Data for this task |
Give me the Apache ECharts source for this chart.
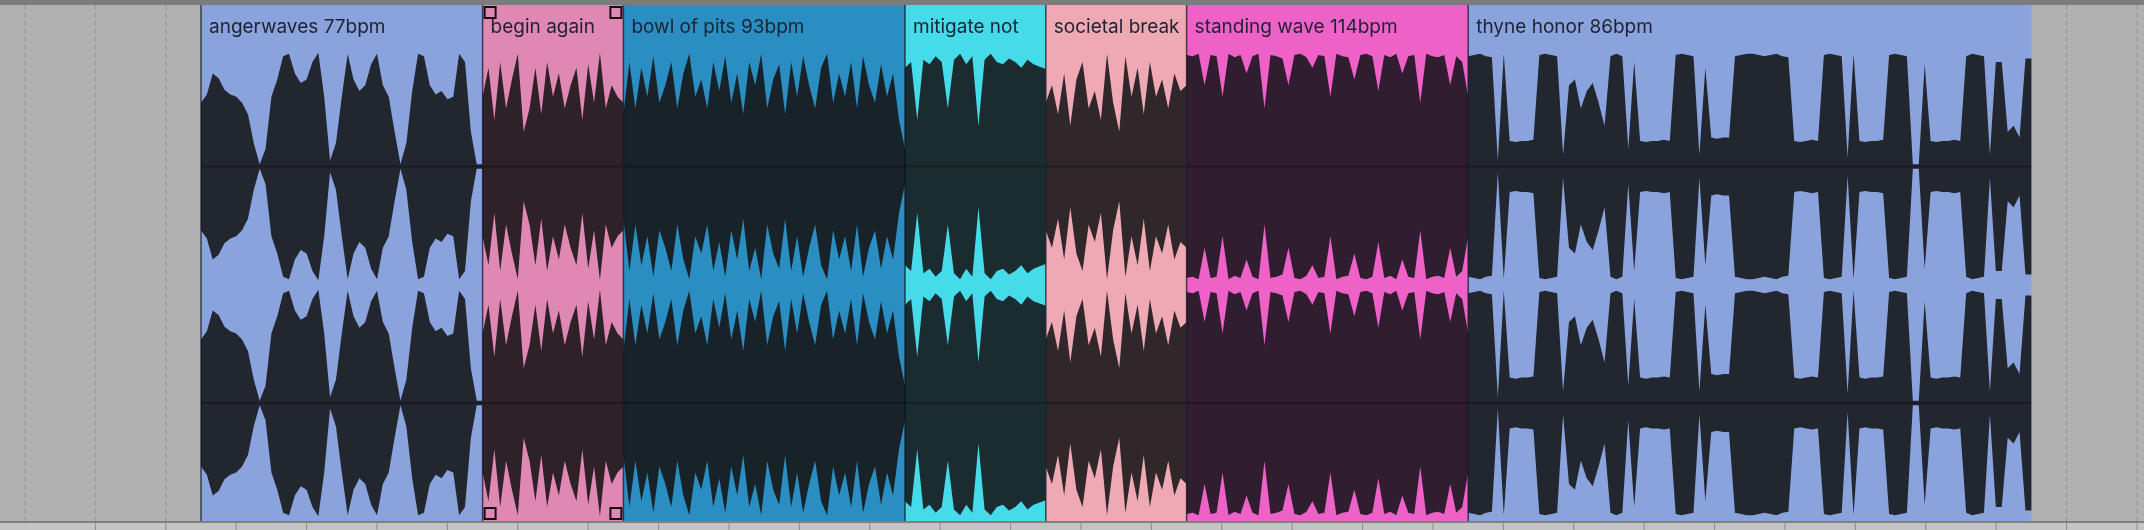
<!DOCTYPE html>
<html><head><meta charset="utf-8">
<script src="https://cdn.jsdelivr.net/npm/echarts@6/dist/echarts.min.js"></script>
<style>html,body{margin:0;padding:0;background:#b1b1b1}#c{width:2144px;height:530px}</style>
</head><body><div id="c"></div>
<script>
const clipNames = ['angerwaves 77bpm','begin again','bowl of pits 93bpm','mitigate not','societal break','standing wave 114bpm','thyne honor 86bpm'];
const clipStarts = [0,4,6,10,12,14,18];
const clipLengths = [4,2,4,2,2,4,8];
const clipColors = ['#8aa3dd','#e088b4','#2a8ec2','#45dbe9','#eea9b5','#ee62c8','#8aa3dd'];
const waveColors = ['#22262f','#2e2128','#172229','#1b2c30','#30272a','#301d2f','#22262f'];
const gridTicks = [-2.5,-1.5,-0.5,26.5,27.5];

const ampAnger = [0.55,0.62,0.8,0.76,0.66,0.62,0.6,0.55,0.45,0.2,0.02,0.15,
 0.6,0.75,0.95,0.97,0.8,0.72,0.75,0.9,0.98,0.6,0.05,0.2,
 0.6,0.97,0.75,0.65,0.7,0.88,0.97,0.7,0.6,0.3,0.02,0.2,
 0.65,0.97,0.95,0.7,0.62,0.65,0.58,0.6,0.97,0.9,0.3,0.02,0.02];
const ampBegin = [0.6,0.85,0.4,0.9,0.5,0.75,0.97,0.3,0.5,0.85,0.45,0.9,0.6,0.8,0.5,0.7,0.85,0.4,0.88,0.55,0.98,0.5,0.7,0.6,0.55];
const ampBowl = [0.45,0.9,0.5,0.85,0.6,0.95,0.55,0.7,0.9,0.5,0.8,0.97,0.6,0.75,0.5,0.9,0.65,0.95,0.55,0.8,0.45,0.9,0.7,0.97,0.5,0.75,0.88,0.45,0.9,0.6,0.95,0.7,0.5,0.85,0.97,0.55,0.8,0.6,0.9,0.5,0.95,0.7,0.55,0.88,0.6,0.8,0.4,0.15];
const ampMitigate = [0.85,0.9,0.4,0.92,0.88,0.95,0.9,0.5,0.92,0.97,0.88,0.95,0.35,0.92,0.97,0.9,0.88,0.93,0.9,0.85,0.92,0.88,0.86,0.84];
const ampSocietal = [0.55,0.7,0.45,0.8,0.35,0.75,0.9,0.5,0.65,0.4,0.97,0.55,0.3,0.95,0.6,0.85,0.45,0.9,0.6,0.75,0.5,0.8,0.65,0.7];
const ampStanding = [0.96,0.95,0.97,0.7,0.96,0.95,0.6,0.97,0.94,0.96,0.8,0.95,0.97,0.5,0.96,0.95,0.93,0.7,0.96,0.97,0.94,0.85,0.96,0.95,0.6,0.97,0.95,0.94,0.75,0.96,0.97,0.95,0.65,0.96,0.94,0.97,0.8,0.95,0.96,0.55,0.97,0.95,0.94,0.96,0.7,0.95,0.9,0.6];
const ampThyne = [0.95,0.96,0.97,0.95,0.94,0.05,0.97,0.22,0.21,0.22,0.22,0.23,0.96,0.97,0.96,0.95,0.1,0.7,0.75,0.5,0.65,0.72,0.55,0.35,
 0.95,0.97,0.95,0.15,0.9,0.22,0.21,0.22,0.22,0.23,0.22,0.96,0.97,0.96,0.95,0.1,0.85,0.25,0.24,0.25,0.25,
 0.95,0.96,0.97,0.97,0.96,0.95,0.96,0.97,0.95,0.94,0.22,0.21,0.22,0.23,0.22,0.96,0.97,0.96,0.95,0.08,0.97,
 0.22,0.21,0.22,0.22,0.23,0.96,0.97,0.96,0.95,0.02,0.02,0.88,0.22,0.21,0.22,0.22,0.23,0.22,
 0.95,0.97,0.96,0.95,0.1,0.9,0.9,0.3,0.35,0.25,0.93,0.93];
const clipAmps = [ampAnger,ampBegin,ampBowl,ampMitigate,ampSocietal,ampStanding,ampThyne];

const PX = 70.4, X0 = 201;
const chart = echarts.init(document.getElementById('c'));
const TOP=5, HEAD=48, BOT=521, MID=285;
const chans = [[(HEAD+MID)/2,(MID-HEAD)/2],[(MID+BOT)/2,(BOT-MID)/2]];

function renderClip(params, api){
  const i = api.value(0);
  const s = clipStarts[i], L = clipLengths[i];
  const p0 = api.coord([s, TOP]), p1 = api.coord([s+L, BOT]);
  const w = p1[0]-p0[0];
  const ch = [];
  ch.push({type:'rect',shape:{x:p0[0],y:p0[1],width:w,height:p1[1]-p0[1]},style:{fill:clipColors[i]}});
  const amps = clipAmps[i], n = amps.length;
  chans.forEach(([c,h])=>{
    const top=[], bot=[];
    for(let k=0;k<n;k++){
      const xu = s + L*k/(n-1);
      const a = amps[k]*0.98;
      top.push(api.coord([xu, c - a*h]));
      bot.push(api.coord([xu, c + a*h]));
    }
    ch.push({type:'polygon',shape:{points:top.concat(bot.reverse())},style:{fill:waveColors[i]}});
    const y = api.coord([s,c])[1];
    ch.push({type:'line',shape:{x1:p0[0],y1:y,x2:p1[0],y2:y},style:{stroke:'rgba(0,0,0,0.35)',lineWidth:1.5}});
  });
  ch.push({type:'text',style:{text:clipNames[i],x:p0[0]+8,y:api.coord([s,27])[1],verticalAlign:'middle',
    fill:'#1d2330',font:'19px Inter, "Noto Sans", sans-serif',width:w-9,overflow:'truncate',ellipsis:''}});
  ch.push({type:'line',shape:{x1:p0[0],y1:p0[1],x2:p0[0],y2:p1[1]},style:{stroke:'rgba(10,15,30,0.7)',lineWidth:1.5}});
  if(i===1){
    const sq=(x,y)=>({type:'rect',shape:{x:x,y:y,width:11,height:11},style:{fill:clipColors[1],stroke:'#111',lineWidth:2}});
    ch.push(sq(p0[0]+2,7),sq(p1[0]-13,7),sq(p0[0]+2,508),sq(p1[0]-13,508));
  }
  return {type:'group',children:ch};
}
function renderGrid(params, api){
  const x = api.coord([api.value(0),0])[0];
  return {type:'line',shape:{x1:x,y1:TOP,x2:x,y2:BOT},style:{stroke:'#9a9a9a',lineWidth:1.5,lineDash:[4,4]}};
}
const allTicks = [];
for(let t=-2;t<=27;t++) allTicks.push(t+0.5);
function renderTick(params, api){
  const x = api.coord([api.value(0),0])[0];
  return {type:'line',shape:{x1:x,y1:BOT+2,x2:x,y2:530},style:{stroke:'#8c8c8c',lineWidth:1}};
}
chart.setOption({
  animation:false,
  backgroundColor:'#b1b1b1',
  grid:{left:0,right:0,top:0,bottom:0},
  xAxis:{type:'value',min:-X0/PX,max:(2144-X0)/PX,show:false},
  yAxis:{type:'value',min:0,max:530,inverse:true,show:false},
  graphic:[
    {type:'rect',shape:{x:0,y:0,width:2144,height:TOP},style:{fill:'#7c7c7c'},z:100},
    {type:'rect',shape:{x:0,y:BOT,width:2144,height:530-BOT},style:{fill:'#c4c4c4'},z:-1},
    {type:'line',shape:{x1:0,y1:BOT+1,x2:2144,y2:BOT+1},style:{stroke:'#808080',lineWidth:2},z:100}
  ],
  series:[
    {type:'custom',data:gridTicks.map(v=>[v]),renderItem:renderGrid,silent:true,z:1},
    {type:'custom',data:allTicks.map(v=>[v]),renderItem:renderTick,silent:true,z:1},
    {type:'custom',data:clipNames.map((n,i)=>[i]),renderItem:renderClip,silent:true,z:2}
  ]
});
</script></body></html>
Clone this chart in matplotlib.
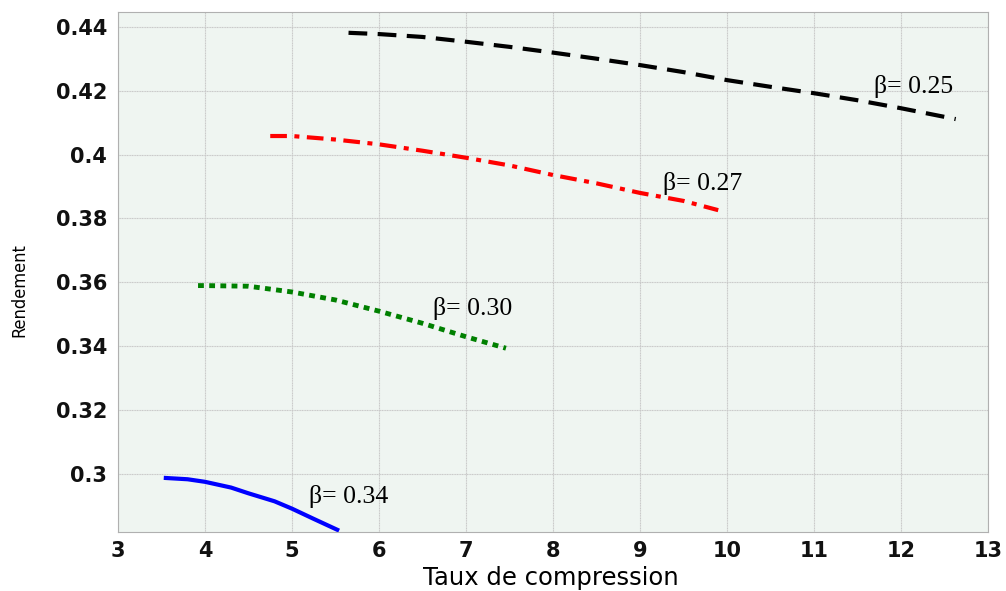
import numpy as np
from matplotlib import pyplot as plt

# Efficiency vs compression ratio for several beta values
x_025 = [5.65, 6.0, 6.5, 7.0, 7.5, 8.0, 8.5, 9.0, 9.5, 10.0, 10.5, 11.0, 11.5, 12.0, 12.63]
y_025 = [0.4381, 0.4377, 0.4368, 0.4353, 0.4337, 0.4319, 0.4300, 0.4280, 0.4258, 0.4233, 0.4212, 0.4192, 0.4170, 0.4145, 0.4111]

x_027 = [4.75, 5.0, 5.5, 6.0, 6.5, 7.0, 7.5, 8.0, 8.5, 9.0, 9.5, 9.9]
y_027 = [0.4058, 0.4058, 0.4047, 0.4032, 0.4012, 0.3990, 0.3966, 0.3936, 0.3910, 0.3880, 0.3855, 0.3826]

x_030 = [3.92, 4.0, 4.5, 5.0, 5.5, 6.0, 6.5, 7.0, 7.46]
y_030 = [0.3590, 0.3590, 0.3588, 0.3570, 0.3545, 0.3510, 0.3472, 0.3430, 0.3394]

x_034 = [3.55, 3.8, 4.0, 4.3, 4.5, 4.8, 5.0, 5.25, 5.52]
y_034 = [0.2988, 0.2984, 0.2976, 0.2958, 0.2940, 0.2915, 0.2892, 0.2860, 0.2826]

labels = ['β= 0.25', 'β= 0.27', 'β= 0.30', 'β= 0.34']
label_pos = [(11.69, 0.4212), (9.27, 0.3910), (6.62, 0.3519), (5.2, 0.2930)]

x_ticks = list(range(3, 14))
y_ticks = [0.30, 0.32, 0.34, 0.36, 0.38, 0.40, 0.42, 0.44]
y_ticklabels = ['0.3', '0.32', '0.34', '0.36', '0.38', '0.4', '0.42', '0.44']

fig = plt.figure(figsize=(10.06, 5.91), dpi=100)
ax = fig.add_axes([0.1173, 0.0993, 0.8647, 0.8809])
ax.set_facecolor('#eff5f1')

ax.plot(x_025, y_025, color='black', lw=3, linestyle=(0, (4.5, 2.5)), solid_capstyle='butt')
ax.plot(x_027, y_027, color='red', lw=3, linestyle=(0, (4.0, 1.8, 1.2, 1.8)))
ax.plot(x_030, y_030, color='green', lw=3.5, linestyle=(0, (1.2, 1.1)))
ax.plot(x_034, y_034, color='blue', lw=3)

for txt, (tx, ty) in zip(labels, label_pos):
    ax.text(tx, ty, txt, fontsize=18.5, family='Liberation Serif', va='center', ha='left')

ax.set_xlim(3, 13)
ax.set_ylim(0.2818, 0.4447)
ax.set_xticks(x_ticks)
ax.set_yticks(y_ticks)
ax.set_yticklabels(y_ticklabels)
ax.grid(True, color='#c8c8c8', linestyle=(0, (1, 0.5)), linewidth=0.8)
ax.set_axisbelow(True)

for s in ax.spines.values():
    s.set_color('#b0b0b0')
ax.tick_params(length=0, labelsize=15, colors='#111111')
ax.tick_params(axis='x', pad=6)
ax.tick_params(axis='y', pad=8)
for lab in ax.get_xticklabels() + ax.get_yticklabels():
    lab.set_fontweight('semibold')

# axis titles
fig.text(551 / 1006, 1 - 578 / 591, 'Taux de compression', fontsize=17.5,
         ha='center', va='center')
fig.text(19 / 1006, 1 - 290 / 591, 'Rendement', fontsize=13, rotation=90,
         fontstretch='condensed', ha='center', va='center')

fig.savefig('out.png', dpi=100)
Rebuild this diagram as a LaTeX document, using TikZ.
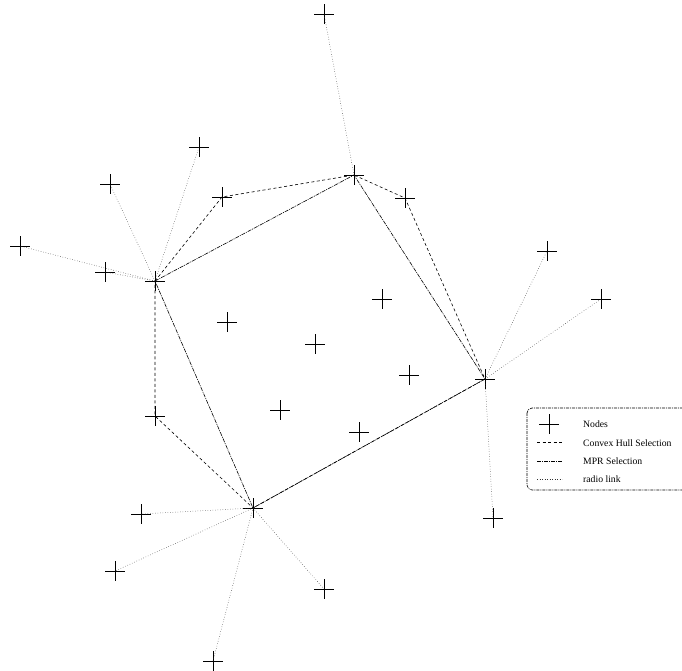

Aim of the task | Copy out only the lines from the one containing "Clone this chart in matplotlib." through the one containing "0.3880, 0.3855, 0.3826]", exactly, with both ends. Any picture is left out.

Result of this exercise |
Clone this chart in matplotlib.
import numpy as np
from matplotlib import pyplot as plt

# Efficiency vs compression ratio for several beta values
x_025 = [5.65, 6.0, 6.5, 7.0, 7.5, 8.0, 8.5, 9.0, 9.5, 10.0, 10.5, 11.0, 11.5, 12.0, 12.63]
y_025 = [0.4381, 0.4377, 0.4368, 0.4353, 0.4337, 0.4319, 0.4300, 0.4280, 0.4258, 0.4233, 0.4212, 0.4192, 0.4170, 0.4145, 0.4111]

x_027 = [4.75, 5.0, 5.5, 6.0, 6.5, 7.0, 7.5, 8.0, 8.5, 9.0, 9.5, 9.9]
y_027 = [0.4058, 0.4058, 0.4047, 0.4032, 0.4012, 0.3990, 0.3966, 0.3936, 0.3910, 0.3880, 0.3855, 0.3826]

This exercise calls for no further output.